En teoría todo podría cambiar, es cierto, pero desgraciadamente entre los escenarios futuros, el peor es también el más realista: que López Obrador insista y persevere en su rumbo, convencido de que todo lo antes expuesto es una nube artificial, una percepción mediática fabricada por “el conservadurismo” para detener el avance de su gobierno.
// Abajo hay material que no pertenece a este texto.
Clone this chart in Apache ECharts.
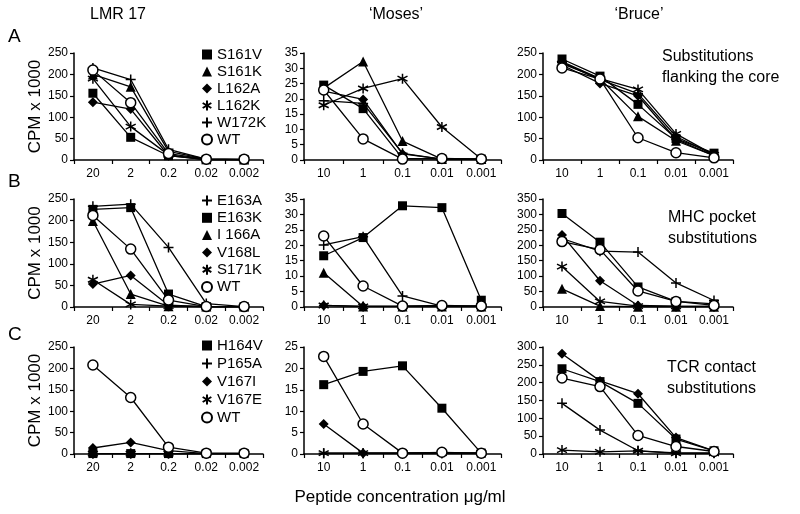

Con esa lógica, donde las adversidades son pura reacción del “viejo régimen” que se niega a morir, la perspectiva más plausible es que incluso busque acelerar la realización a toda costa de sus planes y proyectos, persuadido –con la obcecación que caracteriza a todos los líderes mesiánicos– de que el futuro soñado (por él) está cerca.
Lo veo entonces valerse de todo el servilismo de los legisladores de su partido (y de sus vergonzosos adláteres) para sacar adelante, apenas haya oportunidad, su iniciativa para tener el control del presupuesto y garantizar así sus programas sociales para el pueblo bueno –es decir, su clientela ideal–, lo mismo que la realización de sus más delirantes y arcaicos proyectos como Dos Bocas. Lo veo también protegiendo –a través de la Secretaría de la Función Público y él mismo ante los medios– a sus “más valiosos” funcionarios (sin duda con Bartlett a la cabeza). No faltará tampoco el gesto obsecuente con Donald Trump, para reactivar –en medio de lo peor de la pandemia o con muy alto riesgo aún– las cadenas de producción cuando el señor del norte así lo decida. Por supuesto, ignorará las propuestas de los empresarios y de todos los grupos y sectores que pretendan hacer valer sus “moditos” al margen del poder presidencial; no habrá rescates, se hundirán las empresas que se tengan que hundir (aunque se produzcan millones de desempleados). Seguirá plantando arbolitos en Palacio Nacional, promoviendo el beisbol, culpando de todo a los gobiernos anteriores. ¿Más violencia? Amor y paz. ¿Más mujeres golpeadas, asesinadas o acosadas? No, qué va, la familia mexicana tiene valores.
Lo imagino sin problema, hasta el final de su mandato, hablando de la maldad intrínsecamente neoliberal a la que por suerte él puso fin en nuestra tierra, ignorando conceptos como el PIB, ninguneando a los expertos, en fin, negando la realidad.
En medio del confinamiento sanitario, la catástrofe económica y el ambiente doblemente mortífero que se respira (por la pandemia y la violencia criminal en ascenso), la actuación del gobierno no es mala, es contraproducente. Que nadie se llame a sorpresa: el “remedio” está resultando peor que la enfermedad. En medicina a eso se le llama yatrogenia. En política, irresponsabilidad.